Interestingly with Red Mist Millar departs from his own idea of Kick ass being just a member of a local superteam, and has the villain lead the opposite organization, which is precisely where the book falters the most. It forces the writer to come up with a completely bizarre second in command in Mother Russia, where simply a stronger and more calculated villain, heavily influenced by Dave's former friend, would have brought at least some credibility behind the series of atrocities.

As presented, the chief culprit behind the attacks on Dave's loved ones and the city is simply the creative team, who benefit from the raised stakes and the perverse thrill the carnage supposedly bring to the work. The reality is that the reader already familiar with the first series feels largely numb to the carnage, with the repulsion largely replaced by genuine genuine need to question the creators' motivations. Did "Kick ass" succeeding far above all the projections locked them into thinking that the gracious, over the top violence had to be included at every opportunity, and did they really have to present it in such a crass and forced way?

The point is moot, and Dean White's dark purples are left to do what they can to recast the slaughter in a semblance of subdued storytelling. With "Kick ass 2", the co-creators largely abandon any defense that their work should be read as a satire, and simply present it as a relatively grounded superhero universe. Likewise, the ending brings no real sense of closure beyond putting a stop to Red Mist's gang, with most of the cast perfectly poised to play the roles in the obligatory sequel.

When Millar's big idea of superheroes as a new outlet for social activism boils down to baiting the reader for the Mother Russia/Hit-Girl fight sequence, "Kick ass" is revealed to be simply a rarely successful mature readers superhero title, and nothing more. That the said sequence turns out to be as brutal as it is anti-climatic comes as a no surprise, as Millar and Romita jr. seem to be way past the point of even entertaining themselves with the premise. "Kick ass" has simply become another trademark to exploit and constantly renew, with the difference being that the creators themselves own it, and don't have to put up with a publishers requesting an ongoing series by outside talent.

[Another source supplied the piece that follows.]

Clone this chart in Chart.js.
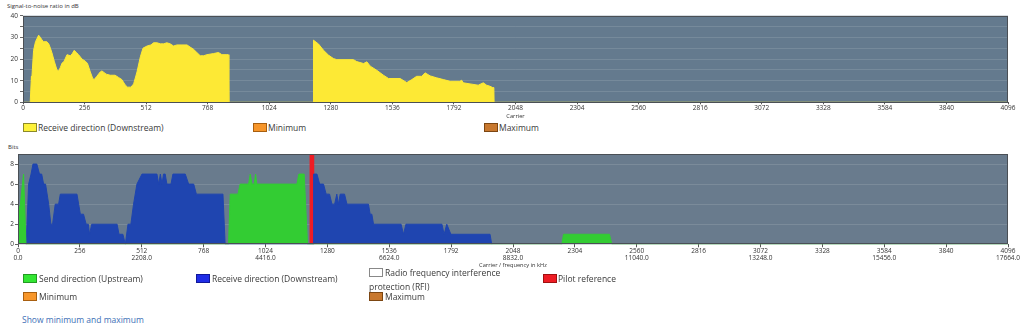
<!DOCTYPE html>
<html>
<head>
<meta charset="utf-8">
<script src="https://cdn.jsdelivr.net/npm/chart.js@4.4.1/dist/chart.umd.min.js"></script>
<style>
  body { margin:0; width:1024px; height:324px; overflow:hidden; background:#fff; position:relative;
         font-family: "Open Sans", "Noto Sans", sans-serif; color:#333; }
  .wrap { position:absolute; left:0; width:1024px; }
  .ttl { position:absolute; font-size:6px; color:#333; white-space:nowrap; }
  .leg { position:absolute; font-size:8.5px; line-height:13px; white-space:nowrap; color:#3a3a3a; }
  .box { position:absolute; width:12px; height:7px; border:1px solid; }
  .lnk { position:absolute; font-size:8.5px; color:#3d6fb6; white-space:nowrap; }
</style>
</head>
<body>

<div class="ttl" style="left:7px; top:2px;">Signal-to-noise ratio in dB</div>
<div class="wrap" style="top:0; height:120px;"><canvas id="snrChart"></canvas></div>

<div class="box" style="left:23px; top:123px; background:#fdf23a; border-color:#8c8a2a;"></div>
<div class="leg" style="left:38px; top:121px;">Receive direction (Downstream)</div>
<div class="box" style="left:253px; top:123px; background:#f7962a; border-color:#a85f10;"></div>
<div class="leg" style="left:268px; top:121px;">Minimum</div>
<div class="box" style="left:484px; top:123px; background:#c8782e; border-color:#7c4612;"></div>
<div class="leg" style="left:499px; top:121px;">Maximum</div>

<div class="ttl" style="left:8px; top:143px;">Bits</div>
<div class="wrap" style="top:140px; height:130px;"><canvas id="bitsChart"></canvas></div>

<div class="box" style="left:23px; top:274px; background:#33e633; border-color:#239a23;"></div>
<div class="leg" style="left:39px; top:272px;">Send direction (Upstream)</div>
<div class="box" style="left:196px; top:274px; background:#1f2de6; border-color:#10189a;"></div>
<div class="leg" style="left:212px; top:272px;">Receive direction (Downstream)</div>
<div class="box" style="left:369px; top:268px; background:#fff; border-color:#888;"></div>
<div class="leg" style="left:385px; top:266px;">Radio frequency interference</div>
<div class="leg" style="left:369px; top:280px;">protection (RFI)</div>
<div class="box" style="left:543px; top:274px; background:#ee1c24; border-color:#a01010;"></div>
<div class="leg" style="left:558px; top:272px;">Pilot reference</div>
<div class="box" style="left:23px; top:292px; background:#f7962a; border-color:#a85f10;"></div>
<div class="leg" style="left:39px; top:290px;">Minimum</div>
<div class="box" style="left:369px; top:292px; background:#c8782e; border-color:#7c4612;"></div>
<div class="leg" style="left:385px; top:290px;">Maximum</div>

<div class="lnk" style="left:22px; top:314px;">Show minimum and maximum</div>

<script>
// SNR per carrier (dB), downstream
const snrCarrier = [0, 30, 35, 36, 44, 52, 65, 72, 78, 85, 99, 107, 114, 120, 130, 141, 148, 155, 162, 171, 183, 197, 205, 213, 222, 231, 245, 259, 268, 280, 290, 296, 307, 321, 328, 346, 363, 383, 397, 411, 425, 435, 449, 460, 474, 488, 499, 516, 532, 543, 557, 571, 585, 598, 612, 626, 640, 661, 682, 695, 709, 723, 737, 751, 765, 792, 813, 827, 848, 853, 856,
  1207, 1208, 1229, 1249, 1270, 1291, 1305, 1374, 1388, 1416, 1430, 1444, 1471, 1499, 1520, 1568, 1596, 1617, 1637, 1658, 1672, 1693, 1720, 1748, 1776, 1817, 1824, 1831, 1859, 1893, 1914, 1928, 1942, 1953, 1958, 1959, 4096];
const snrDb = [0, 0, 12, 10, 24, 28, 31, 30, 29, 28, 28, 27, 25, 23, 19, 15, 14.5, 16, 18, 19, 22, 21.5, 22.5, 24, 23, 22, 20, 19, 18, 14, 11, 10.5, 12, 14, 14.5, 13, 12.5, 12.5, 11.5, 10.5, 8, 7, 7, 8.5, 14, 21, 25, 26, 26.5, 27.5, 27.5, 27, 27, 27.5, 27, 26, 26.5, 26.5, 26.5, 25.5, 24.5, 23, 21.5, 21.5, 22, 22.5, 23, 22, 22, 22, 0,
  0, 28.7, 26.9, 24.1, 21.8, 20.2, 19.7, 19.7, 18.8, 17.9, 18.7, 16.7, 14.8, 12.5, 11, 11, 9.1, 10.5, 12, 12, 13.6, 12.2, 11.3, 10.5, 9.7, 9.7, 10.2, 9, 8.5, 7.9, 9, 7.9, 7.4, 6.8, 6.8, 0, 0];

// bit loading, upstream
const upCarrier = [0, 5, 10, 14, 23, 28, 33, 871, 878, 910, 919, 954, 961, 968, 977, 983, 988, 1154, 1162, 1184, 1198, 2250, 2257, 2447, 2457, 4096];
const upBits    = [2.5, 3.5, 4, 5, 7, 3.5, 0, 0, 5, 5, 6, 6, 7, 6, 6, 7, 6, 6, 7, 7, 0, 0, 1, 1, 0, 0];

// bit loading, downstream
const downCarrier = [34, 39, 44, 54, 62, 78, 89, 98, 106, 114, 127, 136, 143, 154, 168, 175, 244, 258, 271, 282, 291, 296, 305, 410, 418, 434, 444, 455, 467, 478, 492, 513, 575, 582, 589, 596, 602, 609, 616, 633, 641, 692, 706, 727, 738, 848, 857,
  1222, 1223, 1237, 1248, 1264, 1275, 1289, 1299, 1310, 1319, 1326, 1333, 1351, 1361, 1450, 1457, 1464, 1471, 1585, 1595, 1605, 1754, 1763, 1774, 1791, 1953, 1960];
const downBits = [0, 3, 6, 7, 8, 8, 7, 7, 6, 6, 4, 2, 2, 4, 4, 5, 5, 3, 3, 2, 2, 1, 2, 2, 1, 1, 0, 2, 2, 4, 6, 7, 7, 6, 7, 6, 7, 7, 6, 6, 7, 7, 6, 6, 5, 5, 0,
  0, 7, 7, 6, 6, 5, 5, 4, 4, 5, 4, 5, 5, 4, 4, 3, 3, 2, 2, 1, 2, 2, 1, 2, 1, 1, 0];

// pilot tone
const pilotCarrier = [1216];
const pilotBits = [9];

const carrierTicks = 256;
const khzPerCarrier = 4.3125;

const toXY = (xs, ys) => xs.map((x, i) => ({ x: x, y: ys[i] }));

const plotBg = {
  id: 'plotBg',
  beforeDraw(chart, args, opts) {
    const { ctx, chartArea: a } = chart;
    ctx.save();
    ctx.fillStyle = opts.color;
    ctx.fillRect(a.left, a.top, a.right - a.left, a.bottom - a.top);
    ctx.restore();
  },
  afterDraw(chart) {
    const { ctx, chartArea: a } = chart;
    ctx.save();
    ctx.strokeStyle = '#4a4f55';
    ctx.lineWidth = 1;
    ctx.strokeRect(Math.round(a.left) + 0.5, Math.round(a.top) + 0.5, Math.round(a.right - a.left) - 1, Math.round(a.bottom - a.top) - 1);
    ctx.restore();
  }
};

const fam = '"Open Sans", "Noto Sans", sans-serif';
const tickFont = { family: fam, size: 6.5 };

new Chart(document.getElementById('snrChart'), {
  type: 'line',
  data: {
    datasets: [{
      data: toXY(snrCarrier, snrDb),
      fill: 'origin',
      backgroundColor: '#fde935',
      borderColor: '#fde935',
      borderWidth: 1,
      pointRadius: 0,
      tension: 0
    }]
  },
  options: {
    responsive: true,
    maintainAspectRatio: false,
    animation: false,
    layout: { padding: { top: 15.7, right: 16, left: 0, bottom: 0 } },
    plugins: { legend: { display: false }, tooltip: { enabled: false }, plotBg: { color: '#647a8e' } },
    scales: {
      x: {
        type: 'linear', min: 0, max: 4096,
        ticks: { stepSize: carrierTicks, autoSkip: false, maxRotation: 0, padding: 0, color: '#333', font: tickFont, callback: v => String(v) },
        grid: { drawOnChartArea: false, tickLength: 2, color: '#555' },
        border: { display: false },
        title: { display: true, text: 'Carrier', color: '#333', padding: 0, font: { family: fam, size: 5.7 } },
        afterFit(s) { s.height = 17.7; }
      },
      y: {
        min: 0, max: 40,
        ticks: { stepSize: 5, padding: 2, color: '#333', font: tickFont, callback: v => (v % 10 === 0 ? String(v) : '') },
        grid: { color: 'rgba(255,255,255,0.12)', tickLength: 3, tickColor: '#666' },
        border: { display: false },
        afterFit(s) { s.width = 23; }
      }
    }
  },
  plugins: [plotBg]
});

new Chart(document.getElementById('bitsChart'), {
  type: 'line',
  data: {
    datasets: [
      { data: toXY(upCarrier, upBits), fill: 'origin', backgroundColor: '#33cc33', borderColor: '#33cc33', borderWidth: 1, pointRadius: 0, tension: 0 },
      { data: toXY(downCarrier, downBits), fill: 'origin', backgroundColor: '#1f45b0', borderColor: '#1f45b0', borderWidth: 1, pointRadius: 0, tension: 0 },
      { type: 'bar', data: toXY(pilotCarrier, pilotBits), backgroundColor: '#ee1c24', barThickness: 4, borderWidth: 0 }
    ]
  },
  options: {
    responsive: true,
    maintainAspectRatio: false,
    animation: false,
    layout: { padding: { top: 14, right: 16, left: 0, bottom: 0 } },
    plugins: { legend: { display: false }, tooltip: { enabled: false }, plotBg: { color: '#697b8d' } },
    scales: {
      x: {
        type: 'linear', min: 0, max: 4096, offset: false,
        ticks: {
          stepSize: carrierTicks, autoSkip: false, maxRotation: 0, padding: 0, color: '#333',
          font: { family: fam, size: 6.5, lineHeight: 1.12 },
          callback: v => (v % (carrierTicks * 2) === 0 ? [String(v), (v * khzPerCarrier).toFixed(1)] : String(v))
        },
        grid: { drawOnChartArea: false, tickLength: 3, color: '#555', offset: false },
        border: { display: false },
        title: { display: true, text: 'Carrier / frequency in kHz', color: '#333', padding: { top: 0, bottom: 1 }, font: { family: fam, size: 5.7 } },
        afterFit(s) { s.height = 25.7; }
      },
      y: {
        min: 0, max: 9,
        ticks: { stepSize: 1, padding: 1, color: '#333', font: tickFont, callback: v => (v % 2 === 0 ? String(v) : '') },
        grid: { color: 'rgba(255,255,255,0.12)', tickLength: 3, tickColor: '#666' },
        border: { display: false },
        afterFit(s) { s.width = 18; }
      }
    }
  },
  plugins: [plotBg]
});
</script>
</body>
</html>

Leandro Fernandez' involvement with "Hit-Girl" largely departs from that model, but still seems relatively modest, given the typical excess involved with even remotely successful publishing initiatives in the Direct Market. As for the inevitable "Kick ass 3", it's best to remember Millar's own oft-repeated stance on the possibility of a follow ups to one of his projects. When discussing the possibility of a sequel to his and J. G. Jones' "Wanted", the writer said that he ultimately decided against it, as it would inevitable prove to the detriment of the original. It's a shame then that the writer feels the need to continually exploit its spiritual successor, no matter the number of in story subplots left dangling.

The strongest part of "Kick ass" and the brutal commentary that gave the original most of its energy for the moment seem to be in the process of a continued exploitation, with the derivatives supplanting the innovation for traditional superhero universe tropes. From a creative point of view, Millar and Romita junior's efforts could be excused as an attempt to influence the movie sequel's story with a plot and character designs that they as creators had a hand in designing, but even then "Kick ass 2" feels dubious.

It's not that it's the worst sequel to the original series, as there's enough authenticity in the mini-series that it feels coherent, it's just that the original didn't really need the follow up. On his own, Millar has shown such a strong cross media track record success that he's currently at various stages of several different series, with some of the strongest mainstream talent, including Dave Gibbons himself, and Frank ("We3") Quitely. No matter how lucrative the franchise has turned out to be, there is no reason why the writer didn't simply proceed to develop another property with John Romita junior, instead for settling on a course that can only lead to over-saturation and diminishing returns already seen with the likes of "30 days of night" and "Irredeemable".